Angst vor dem Supervirus: Machen Mutationen Sars-CoV-2 gefährlicher?
Eine Analyse aus den USA lässt aufhorchen: Sars-CoV-2 könnte zu einer noch gefährlicheren Variante mutiert sein, heisst es da. Experten haben daran Zweifel.
Das Wichtigste in Kürze
- Ein nicht begutachtete Studie des Scripps Research Institutes warnt vor Virus-Mutationen.
- Die D614G-Mutation des Coronavirus aus Europa könnte ansteckender als die aus China sein.
- Andere Forscher bleiben gelassen. Sie schätzen die Gefahr als gering ein.
Zig Millionen Menschen hat das vor etwa einem halben Jahr aufgetauchte Coronavirus schon infiziert – mutiert es und wird gefährlicher? In einer Preprint-Veröffentlichung schliessen US-Forscher aus Genomanalysen, dass die sogenannte D614G-Mutation das Virus infektiöser macht.
Unter Laborbedingungen könne der Erreger mehr Zellen infizieren, berichtete das Team kürzlich. Die Studie von Forscher des amerikanischen Scripps Research Institutes ist aber noch nicht begutachtet.
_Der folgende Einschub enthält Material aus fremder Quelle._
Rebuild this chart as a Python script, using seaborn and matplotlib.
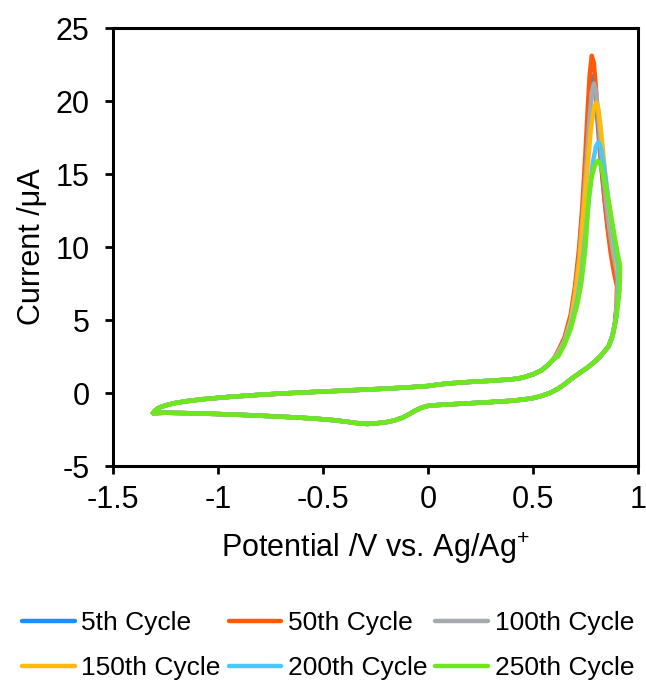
import numpy as np
import pandas as pd
import matplotlib
matplotlib.use("Agg")
import matplotlib.pyplot as plt
import seaborn as sns

# ---- data ----
cycles = ["5th Cycle", "50th Cycle", "100th Cycle", "150th Cycle", "200th Cycle", "250th Cycle"]
colors = ["#1E8EFF", "#FF5A0A", "#A6AAAE", "#FFBA0A", "#4CC8F8", "#6EE81C"]

# anodic (forward) sweep, shared part
anodic_E = [-1.31, -1.30, -1.28, -1.25, -1.21, -1.15, -1.07, -0.95, -0.80, -0.65, -0.50, -0.35,
            -0.20, -0.08, 0.0, 0.06, 0.12, 0.20, 0.30, 0.40, 0.45, 0.50, 0.54, 0.57, 0.60]
anodic_I = [-1.38, -1.20, -1.00, -0.85, -0.70, -0.56, -0.42, -0.27, -0.12, 0.0, 0.10, 0.20,
            0.30, 0.40, 0.48, 0.60, 0.68, 0.76, 0.84, 0.94, 1.05, 1.28, 1.55, 1.90, 2.35]

# cathodic (reverse) sweep, shared part
cathodic_E = [0.86, 0.84, 0.82, 0.79, 0.76, 0.72, 0.69, 0.65, 0.62, 0.58, 0.54, 0.50, 0.45, 0.40,
              0.30, 0.20, 0.10, 0.05, 0.0, -0.03, -0.06, -0.09, -0.12, -0.16, -0.20, -0.25, -0.29,
              -0.33, -0.38, -0.45, -0.55, -0.70, -0.85, -1.00, -1.15, -1.25, -1.31]
cathodic_I = [3.2, 2.85, 2.5, 2.1, 1.75, 1.35, 1.05, 0.6, 0.3, 0.0, -0.2, -0.35, -0.45, -0.53,
              -0.62, -0.70, -0.78, -0.82, -0.88, -1.0, -1.2, -1.45, -1.68, -1.88, -2.0, -2.08, -2.12,
              -2.08, -1.98, -1.86, -1.74, -1.62, -1.52, -1.44, -1.38, -1.35, -1.38]

# oxidation peak region for each cycle
peak_E_5 = [0.62, 0.65, 0.68, 0.70, 0.72, 0.74, 0.755, 0.765, 0.775, 0.784, 0.793, 0.803, 0.815,
            0.83, 0.845, 0.86, 0.875, 0.89, 0.902, 0.90, 0.892, 0.878]
peak_I_5 = [2.8, 3.7, 5.2, 7.0, 9.6, 13.3, 16.8, 19.3, 21.0, 21.7, 21.2, 19.5, 17.2,
            14.8, 12.7, 10.9, 9.5, 8.4, 7.6, 6.2, 4.9, 3.9]
peak_E_50 = [0.62, 0.65, 0.68, 0.70, 0.72, 0.735, 0.75, 0.76, 0.77, 0.78, 0.79, 0.80, 0.81,
             0.825, 0.84, 0.855, 0.87, 0.885, 0.90, 0.898, 0.89, 0.878]
peak_I_50 = [2.9, 3.8, 5.4, 7.3, 10.0, 12.8, 16.5, 19.3, 21.8, 23.1, 22.6, 20.8, 18.6,
             15.8, 13.4, 11.3, 9.6, 8.3, 7.3, 6.0, 4.8, 3.9]
peak_E_100 = [0.62, 0.65, 0.68, 0.70, 0.72, 0.74, 0.755, 0.768, 0.78, 0.79, 0.80, 0.81, 0.822,
              0.835, 0.85, 0.865, 0.88, 0.893, 0.904, 0.902, 0.893, 0.878]
peak_I_100 = [2.8, 3.6, 5.0, 6.8, 9.2, 12.7, 15.8, 18.6, 20.6, 21.2, 20.7, 19.2, 17.0,
              14.9, 12.8, 11.1, 9.7, 8.7, 7.8, 6.3, 4.9, 3.9]
peak_E_150 = [0.62, 0.65, 0.68, 0.70, 0.72, 0.74, 0.76, 0.775, 0.79, 0.801, 0.812, 0.822, 0.835,
              0.85, 0.865, 0.88, 0.895, 0.906, 0.904, 0.895, 0.878]
peak_I_150 = [2.7, 3.5, 4.9, 6.6, 8.9, 12.2, 15.5, 18.0, 19.5, 19.9, 19.4, 18.2, 16.3,
              14.2, 12.3, 10.7, 9.3, 8.2, 6.5, 5.0, 3.9]
peak_E_200 = [0.62, 0.65, 0.68, 0.71, 0.73, 0.75, 0.77, 0.785, 0.80, 0.812, 0.823, 0.835, 0.85,
              0.865, 0.88, 0.895, 0.908, 0.906, 0.897, 0.878]
peak_I_200 = [2.6, 3.4, 4.6, 6.3, 8.0, 10.8, 13.9, 15.8, 16.9, 17.2, 16.8, 15.8, 14.2,
              12.6, 11.0, 9.6, 8.6, 6.8, 5.2, 3.9]
peak_E_250 = [0.62, 0.65, 0.68, 0.71, 0.73, 0.75, 0.765, 0.78, 0.795, 0.808, 0.818, 0.83, 0.845,
              0.86, 0.875, 0.89, 0.905, 0.915, 0.912, 0.90, 0.88]
peak_I_250 = [2.5, 3.3, 4.4, 6.0, 7.5, 10.0, 13.3, 14.8, 15.6, 15.9, 15.8, 15.2, 14.2,
              13.2, 11.9, 10.6, 9.4, 8.7, 7.0, 5.5, 3.9]

peaks_E = [peak_E_5, peak_E_50, peak_E_100, peak_E_150, peak_E_200, peak_E_250]
peaks_I = [peak_I_5, peak_I_50, peak_I_100, peak_I_150, peak_I_200, peak_I_250]

x_ticks = [-1.5, -1.0, -0.5, 0.0, 0.5, 1.0]
x_ticklabels = ["-1.5", "-1", "-0.5", "0", "0.5", "1"]
y_ticks = [-5, 0, 5, 10, 15, 20, 25]
y_ticklabels = ["-5", "0", "5", "10", "15", "20", "25"]

# ---- build long-form table ----
frames = []
for name, pe, pi in zip(cycles, peaks_E, peaks_I):
    E = anodic_E + pe + cathodic_E
    I = anodic_I + pi + cathodic_I
    frames.append(pd.DataFrame({"E": E, "I": I, "Cycle": name, "step": range(len(E))}))
df = pd.concat(frames, ignore_index=True)

sns.set_theme(style="white")
plt.rcParams["font.family"] = ["Liberation Sans", "DejaVu Sans"]
plt.rcParams["mathtext.default"] = "regular"
plt.rcParams["axes.unicode_minus"] = False
plt.rcParams["text.color"] = "black"

fig = plt.figure(figsize=(6.46, 6.80), dpi=100)
ax = fig.add_axes([0.175, 0.3147, 0.8126, 0.6441])

sns.lineplot(data=df, x="E", y="I", hue="Cycle", hue_order=cycles,
             palette=dict(zip(cycles, colors)), sort=False, estimator=None,
             units="Cycle", linewidth=3.2, ax=ax, legend=True)

ax.set_xlim(-1.5, 1.0)
ax.set_ylim(-5, 25)
ax.set_xticks(x_ticks)
ax.set_xticklabels(x_ticklabels)
ax.set_yticks(y_ticks)
ax.set_yticklabels(y_ticklabels)
ax.tick_params(axis="both", direction="out", length=6, width=2, labelsize=22,
               color="black", labelcolor="black", bottom=True, left=True, pad=8)
ax.tick_params(axis="y", pad=11)
for s in ax.spines.values():
    s.set_visible(True)
    s.set_color("black")
    s.set_linewidth(2.2)

ax.set_xlabel("Potential /V vs. Ag/Ag$^{+}$", fontsize=22, color="black", labelpad=11)
ax.set_ylabel("Current /\u03bcA", fontsize=22, color="black", labelpad=6)

handles, labels = ax.get_legend_handles_labels()
ax.get_legend().remove()
hmap = dict(zip(labels, handles))
order = ["5th Cycle", "150th Cycle", "50th Cycle", "200th Cycle", "100th Cycle", "250th Cycle"]
leg = fig.legend([hmap[o] for o in order], order, loc="center", bbox_to_anchor=(0.508, 0.0505),
                 ncol=3, frameon=False, fontsize=19, handlelength=2.0, handletextpad=0.25,
                 columnspacing=0.3, labelspacing=0.8)
for t in leg.get_texts():
    t.set_color("black")
for h in leg.legend_handles:
    h.set_linewidth(3.2)

fig.savefig("out.png", dpi=100)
Keine Beweise, dass sich Virus mit Mutation schneller verbreitet
Die D614G-Mutation sei in den in Europa kursierenden Virusstämmen tatsächlich präsent, erklärt Richard Neher von der Universität Basel dazu. «Aus dieser Dominanz lässt sich aber nicht schliessen, dass sich das Virus mit der Mutation schneller verbreitet.»
Die Dominanz sei nicht zwingend auf eine höhere Übertragungsrate zurückzuführen, sondern den Zufall, erklärt der Leiter der Forschungsgruppe Viren-Evolution: Die D614G-Virusvariante habe am Beginn einzelner grösserer Ausbrüche gestanden und sich in der Folge stärker ausgebreitet als andere Varianten. «Zufälle spielen gerade am Anfang eine unglaublich grosse Rolle.»
Generell seien Mutationen bei dem Coronavirus nicht ungewöhnlich, betont Neher. In seinen 30'000 Basen komme es im Mittel alle zwei Wochen zu einer Mutation. Damit sei die Mutationsrate pro Base niedriger als bei Influenza, wegen des grösseren Corona-Genoms sei der Wert aber fast gleich.
Neue Welle in China kam aus dem Ausland
Durch Mutationen könne man darauf schliessen, ob zwei Ausbrüche zusammenhängen – Infektionsketten von Mensch zu Mensch seien darüber nicht nachzuvollziehen. Beim jüngsten Ausbruch in Peking lassen Genomvergleiche darauf schliessen, dass der Erreger von aussen ins Land eingeschleppt wurde.
Sars-CoV-2 sei schon sehr gut an den Menschen angepasst, sagt Friedemann Weber, Direktor des Virologie-Instituts an der Justus-Liebig-Universität Giessen. «Da frage ich mich schon, was braucht es mehr?» Laut einer aktuellen Studie verleihe die D614G-Mutation allerdings etwas mehr Stabilität, dies könne für die Partikel durchaus ein Vorteil sein.
Derzeit sei weltweit kein einziges Virus-Isolat mit veränderter Pathogenität bekannt, betont Neher auch. «Wir können nicht ausschliessen, dass es sie gibt, es ist aber eher unwahrscheinlich.» Sein Team hat die Webanwendung «Nextstrain» entwickelt, mit der sich über eingespeiste Genomsequenzen die Ausbreitung verfolgen lässt. Die Software analysiert, wie sich ein Erreger verändert, also welche Mutationen er während der Ausbreitung ansammelt.